Water and watercourses – Riparian Right – Extent

Moore v British Waterways Board: Court of Appeal, Civil Division: 14 February 2013

The claimant owned four vessels which he moored on a stretch of the Grand Union Canal (the canal). The vessels were moored alongside riparian land which was in the possession or occupation of the claimant. The vessels were occupied as the sole residential home of the occupants, and accordingly, were moored otherwise than for a temporary purpose ancillary to, or in the process of, navigation of the canal.

The defendant was the statutory navigational authority for the canal. Its powers were derived from the British Waterways Acts, including the British Waterways Act 1983 (the 1983 act). Purporting to act as such authority for the management of the canal, the defendant served notices on the claimant, pursuant to section 8 of the act, demanding the removal of the vessels on the ground that they had been moored 'without lawful authority'. The claimant issued proceedings seeking a declaration that the notices had been unlawful and that he had a right to moor the vessels without the defendant's permission by reason of his riparian ownership.

The claimant submitted that riparian ownership had created a common-law right to moor permanently. At trial, the defendant accepted that the claimant had not obstructed the public right to navigation by other members of the public, had not committed any wrong to other riparian owners, and had not committed any wrong with regard to the bed of the canal which had a tidal element (the defendant's concession). However, the defendant submitted that it had the power to require the removal of the claimant's vessels since they had been moored without any common law right and without any permission granted, and had, therefore, been 'without lawful authority'. The judge held that a riparian owner had no entitlement, simply by reason of that riparian ownership, to moor a vessel alongside their riparian land otherwise than temporarily to facilitate access and for loading and unloading the vessel. Accordingly, the judge upheld the defendant's notices served under section 8 of the 1983 act and ordered the claimant to move the vessels. The claimant appealed.

The claimant submitted, inter alia, that the judge had erred in his findings in relation to the rights of a riparian owner and that he had wrongly construed section 8 of the act as authorising seizure or expulsion from the waterways of any vessel otherwise entitled to be on those waterways. The appeal would be allowed.

There was no common law riparian right to moor vessels permanently to the canal bank. The riparian right to moor was more circumscribed and fell short of a permanent mooring right (see [36], [47] of the judgment). Accordingly, the judge had correctly held that the claimant had no riparian right to moor the vessels permanently (see [36], [47], [67], [68] of the judgment).
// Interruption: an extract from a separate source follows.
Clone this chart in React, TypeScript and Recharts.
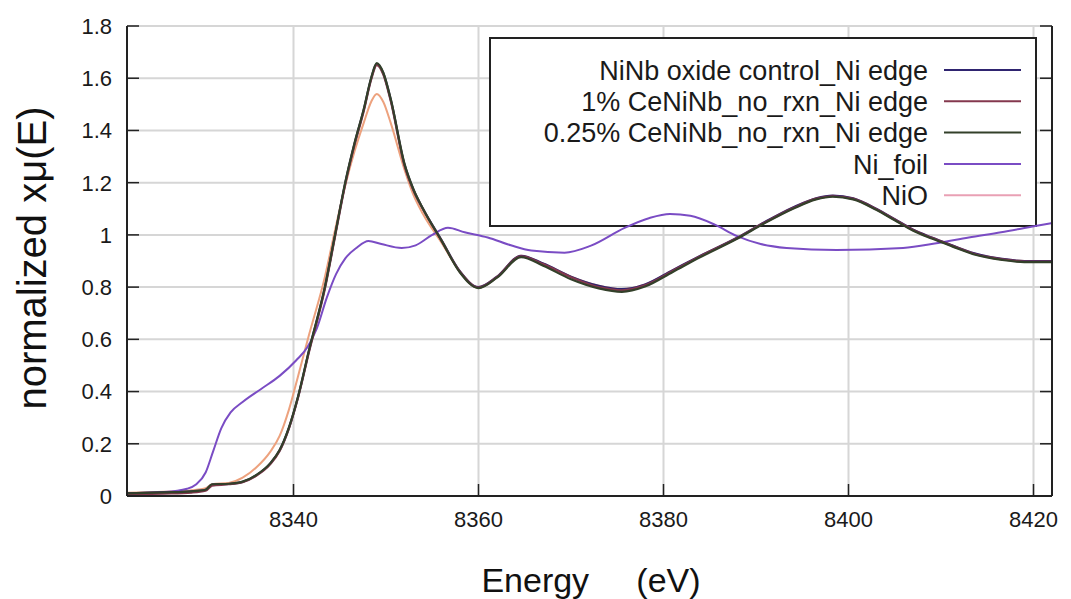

Section 8 of the 1983 act did not confer a general statutory power to require the removal of vessels moored without permission. The power under section 8 of the act was exercisable only in a case where the vessel was there 'without lawful authority'. If the recipient of a notice served under section 8 of the act was doing nothing wrong in mooring his vessel alongside his part of the bank, then he had acted within the law, not contrary to it. If what he did was lawful, there was no power under section 8 of the act to compel him to remove his vessels from their moorings. There was no statutory power to compel removal of vessels from the canal when no wrong had been committed by the mooring of the vessels alongside the bank possessed or occupied by the vessel owner. Although the common law had not recognised a positive riparian right to moor alongside the bank permanently, the absence of that right had not necessarily connoted the commission of a wrong and the presence of an unlawful mooring (see [35], [40], [42] of the judgment).

Accordingly, if what the claimant had been doing was not a legal wrong, he had been entitled to do it. If he had been entitled to do it, he had not been doing it 'without lawful authority' within section 8 of the 1983 act, because the law had allowed him to do what it did not prohibit at common law or by statute. In the instant case, in light of the defendant's concessions, it had not been possible to identify what unlawful act the claimant had committed that had entitled the defendant to serve a notice under section 8 of the act. Accordingly, the defendant had had no power under section 8 of the act to require the claimant to remove vessels, the mooring of which had been lawful, with the effect that the notices were invalid (see [41], [42], [44], [46], [67], [68] of the judgment). Decision of Hildyard J [2012] AlL ER (D) 136 (Feb) reversed in part.

The claimant appeared in person; Christopher Stoner QC (instructed by Shoosmiths LLP) for the defendant.